/---

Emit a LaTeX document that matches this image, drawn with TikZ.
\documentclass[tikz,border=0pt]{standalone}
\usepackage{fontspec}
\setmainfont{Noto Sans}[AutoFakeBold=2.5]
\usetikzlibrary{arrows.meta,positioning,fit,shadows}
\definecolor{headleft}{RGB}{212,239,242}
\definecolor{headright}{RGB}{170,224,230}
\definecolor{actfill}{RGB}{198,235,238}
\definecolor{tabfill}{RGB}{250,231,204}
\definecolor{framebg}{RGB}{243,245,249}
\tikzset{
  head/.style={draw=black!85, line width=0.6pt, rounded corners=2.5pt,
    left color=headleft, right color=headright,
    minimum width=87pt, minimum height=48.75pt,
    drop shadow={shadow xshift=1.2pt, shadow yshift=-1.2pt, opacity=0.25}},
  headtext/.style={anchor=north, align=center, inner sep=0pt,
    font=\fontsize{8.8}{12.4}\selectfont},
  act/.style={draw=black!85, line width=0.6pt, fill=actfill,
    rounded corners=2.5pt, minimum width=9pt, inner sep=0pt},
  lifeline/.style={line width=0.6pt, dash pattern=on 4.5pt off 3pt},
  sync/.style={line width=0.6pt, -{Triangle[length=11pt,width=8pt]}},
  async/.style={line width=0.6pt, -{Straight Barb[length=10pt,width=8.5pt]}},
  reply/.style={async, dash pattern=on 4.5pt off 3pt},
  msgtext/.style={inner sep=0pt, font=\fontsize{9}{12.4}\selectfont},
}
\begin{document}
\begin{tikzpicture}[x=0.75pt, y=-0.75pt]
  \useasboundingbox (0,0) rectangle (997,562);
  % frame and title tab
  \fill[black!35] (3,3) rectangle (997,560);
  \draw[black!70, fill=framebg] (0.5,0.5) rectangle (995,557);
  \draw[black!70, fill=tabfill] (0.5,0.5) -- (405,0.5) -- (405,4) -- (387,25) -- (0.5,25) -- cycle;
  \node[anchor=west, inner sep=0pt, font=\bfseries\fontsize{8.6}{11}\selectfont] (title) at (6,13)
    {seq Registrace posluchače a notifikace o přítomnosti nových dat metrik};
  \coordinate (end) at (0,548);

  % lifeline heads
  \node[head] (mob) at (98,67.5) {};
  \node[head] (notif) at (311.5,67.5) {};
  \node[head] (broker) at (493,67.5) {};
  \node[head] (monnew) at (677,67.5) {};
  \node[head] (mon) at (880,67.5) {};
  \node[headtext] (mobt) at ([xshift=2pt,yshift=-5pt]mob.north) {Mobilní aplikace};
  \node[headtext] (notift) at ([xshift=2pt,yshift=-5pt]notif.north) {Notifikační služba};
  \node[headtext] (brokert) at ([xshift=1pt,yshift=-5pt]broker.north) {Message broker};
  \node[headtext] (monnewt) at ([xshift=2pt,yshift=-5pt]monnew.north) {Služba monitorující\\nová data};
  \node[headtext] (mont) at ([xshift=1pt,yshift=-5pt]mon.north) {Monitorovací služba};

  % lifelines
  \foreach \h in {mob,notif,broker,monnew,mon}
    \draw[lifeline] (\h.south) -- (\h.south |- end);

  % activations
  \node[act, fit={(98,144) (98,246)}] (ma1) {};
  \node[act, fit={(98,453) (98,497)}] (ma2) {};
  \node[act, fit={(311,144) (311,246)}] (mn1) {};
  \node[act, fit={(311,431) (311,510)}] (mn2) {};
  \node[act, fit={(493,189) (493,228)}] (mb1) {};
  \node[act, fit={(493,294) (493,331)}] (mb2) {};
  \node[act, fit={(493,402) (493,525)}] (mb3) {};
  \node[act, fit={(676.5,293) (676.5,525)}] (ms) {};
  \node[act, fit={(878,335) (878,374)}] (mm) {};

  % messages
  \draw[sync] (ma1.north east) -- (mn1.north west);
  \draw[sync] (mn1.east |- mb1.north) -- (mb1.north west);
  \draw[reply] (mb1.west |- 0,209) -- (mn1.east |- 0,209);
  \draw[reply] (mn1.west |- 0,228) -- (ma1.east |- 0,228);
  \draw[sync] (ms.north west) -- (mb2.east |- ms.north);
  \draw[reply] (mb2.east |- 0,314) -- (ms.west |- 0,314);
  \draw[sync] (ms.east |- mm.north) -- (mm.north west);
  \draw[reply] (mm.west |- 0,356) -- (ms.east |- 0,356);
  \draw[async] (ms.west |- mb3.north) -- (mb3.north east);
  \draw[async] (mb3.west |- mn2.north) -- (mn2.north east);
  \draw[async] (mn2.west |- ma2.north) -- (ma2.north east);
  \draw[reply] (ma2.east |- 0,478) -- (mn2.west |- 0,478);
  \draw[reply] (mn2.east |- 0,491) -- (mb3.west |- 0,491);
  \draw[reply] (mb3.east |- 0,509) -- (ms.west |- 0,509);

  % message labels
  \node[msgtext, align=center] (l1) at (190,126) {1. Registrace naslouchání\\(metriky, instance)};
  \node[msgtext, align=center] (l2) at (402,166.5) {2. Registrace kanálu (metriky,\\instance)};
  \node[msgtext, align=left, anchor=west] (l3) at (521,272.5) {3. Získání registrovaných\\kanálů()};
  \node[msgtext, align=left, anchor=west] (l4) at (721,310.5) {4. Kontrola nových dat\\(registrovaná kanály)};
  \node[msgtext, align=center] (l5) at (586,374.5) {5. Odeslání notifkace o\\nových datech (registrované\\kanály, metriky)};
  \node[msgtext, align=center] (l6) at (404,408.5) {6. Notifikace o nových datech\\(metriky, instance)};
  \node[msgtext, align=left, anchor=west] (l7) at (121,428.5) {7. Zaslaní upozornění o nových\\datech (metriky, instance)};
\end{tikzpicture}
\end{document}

\---

_PROMPT_
Give an exact repetition of all the material.

_OUTPUT FOR THIS TASK_
Emit a LaTeX document that matches this image, drawn with TikZ.
\documentclass[tikz,border=0pt]{standalone}
\usepackage{fontspec}
\setmainfont{Noto Sans}[AutoFakeBold=2.5]
\usetikzlibrary{arrows.meta,positioning,fit,shadows}
\definecolor{headleft}{RGB}{212,239,242}
\definecolor{headright}{RGB}{170,224,230}
\definecolor{actfill}{RGB}{198,235,238}
\definecolor{tabfill}{RGB}{250,231,204}
\definecolor{framebg}{RGB}{243,245,249}
\tikzset{
  head/.style={draw=black!85, line width=0.6pt, rounded corners=2.5pt,
    left color=headleft, right color=headright,
    minimum width=87pt, minimum height=48.75pt,
    drop shadow={shadow xshift=1.2pt, shadow yshift=-1.2pt, opacity=0.25}},
  headtext/.style={anchor=north, align=center, inner sep=0pt,
    font=\fontsize{8.8}{12.4}\selectfont},
  act/.style={draw=black!85, line width=0.6pt, fill=actfill,
    rounded corners=2.5pt, minimum width=9pt, inner sep=0pt},
  lifeline/.style={line width=0.6pt, dash pattern=on 4.5pt off 3pt},
  sync/.style={line width=0.6pt, -{Triangle[length=11pt,width=8pt]}},
  async/.style={line width=0.6pt, -{Straight Barb[length=10pt,width=8.5pt]}},
  reply/.style={async, dash pattern=on 4.5pt off 3pt},
  msgtext/.style={inner sep=0pt, font=\fontsize{9}{12.4}\selectfont},
}
\begin{document}
\begin{tikzpicture}[x=0.75pt, y=-0.75pt]
  \useasboundingbox (0,0) rectangle (997,562);
  % frame and title tab
  \fill[black!35] (3,3) rectangle (997,560);
  \draw[black!70, fill=framebg] (0.5,0.5) rectangle (995,557);
  \draw[black!70, fill=tabfill] (0.5,0.5) -- (405,0.5) -- (405,4) -- (387,25) -- (0.5,25) -- cycle;
  \node[anchor=west, inner sep=0pt, font=\bfseries\fontsize{8.6}{11}\selectfont] (title) at (6,13)
    {seq Registrace posluchače a notifikace o přítomnosti nových dat metrik};
  \coordinate (end) at (0,548);

  % lifeline heads
  \node[head] (mob) at (98,67.5) {};
  \node[head] (notif) at (311.5,67.5) {};
  \node[head] (broker) at (493,67.5) {};
  \node[head] (monnew) at (677,67.5) {};
  \node[head] (mon) at (880,67.5) {};
  \node[headtext] (mobt) at ([xshift=2pt,yshift=-5pt]mob.north) {Mobilní aplikace};
  \node[headtext] (notift) at ([xshift=2pt,yshift=-5pt]notif.north) {Notifikační služba};
  \node[headtext] (brokert) at ([xshift=1pt,yshift=-5pt]broker.north) {Message broker};
  \node[headtext] (monnewt) at ([xshift=2pt,yshift=-5pt]monnew.north) {Služba monitorující\\nová data};
  \node[headtext] (mont) at ([xshift=1pt,yshift=-5pt]mon.north) {Monitorovací služba};

  % lifelines
  \foreach \h in {mob,notif,broker,monnew,mon}
    \draw[lifeline] (\h.south) -- (\h.south |- end);

  % activations
  \node[act, fit={(98,144) (98,246)}] (ma1) {};
  \node[act, fit={(98,453) (98,497)}] (ma2) {};
  \node[act, fit={(311,144) (311,246)}] (mn1) {};
  \node[act, fit={(311,431) (311,510)}] (mn2) {};
  \node[act, fit={(493,189) (493,228)}] (mb1) {};
  \node[act, fit={(493,294) (493,331)}] (mb2) {};
  \node[act, fit={(493,402) (493,525)}] (mb3) {};
  \node[act, fit={(676.5,293) (676.5,525)}] (ms) {};
  \node[act, fit={(878,335) (878,374)}] (mm) {};

  % messages
  \draw[sync] (ma1.north east) -- (mn1.north west);
  \draw[sync] (mn1.east |- mb1.north) -- (mb1.north west);
  \draw[reply] (mb1.west |- 0,209) -- (mn1.east |- 0,209);
  \draw[reply] (mn1.west |- 0,228) -- (ma1.east |- 0,228);
  \draw[sync] (ms.north west) -- (mb2.east |- ms.north);
  \draw[reply] (mb2.east |- 0,314) -- (ms.west |- 0,314);
  \draw[sync] (ms.east |- mm.north) -- (mm.north west);
  \draw[reply] (mm.west |- 0,356) -- (ms.east |- 0,356);
  \draw[async] (ms.west |- mb3.north) -- (mb3.north east);
  \draw[async] (mb3.west |- mn2.north) -- (mn2.north east);
  \draw[async] (mn2.west |- ma2.north) -- (ma2.north east);
  \draw[reply] (ma2.east |- 0,478) -- (mn2.west |- 0,478);
  \draw[reply] (mn2.east |- 0,491) -- (mb3.west |- 0,491);
  \draw[reply] (mb3.east |- 0,509) -- (ms.west |- 0,509);

  % message labels
  \node[msgtext, align=center] (l1) at (190,126) {1. Registrace naslouchání\\(metriky, instance)};
  \node[msgtext, align=center] (l2) at (402,166.5) {2. Registrace kanálu (metriky,\\instance)};
  \node[msgtext, align=left, anchor=west] (l3) at (521,272.5) {3. Získání registrovaných\\kanálů()};
  \node[msgtext, align=left, anchor=west] (l4) at (721,310.5) {4. Kontrola nových dat\\(registrovaná kanály)};
  \node[msgtext, align=center] (l5) at (586,374.5) {5. Odeslání notifkace o\\nových datech (registrované\\kanály, metriky)};
  \node[msgtext, align=center] (l6) at (404,408.5) {6. Notifikace o nových datech\\(metriky, instance)};
  \node[msgtext, align=left, anchor=west] (l7) at (121,428.5) {7. Zaslaní upozornění o nových\\datech (metriky, instance)};
\end{tikzpicture}
\end{document}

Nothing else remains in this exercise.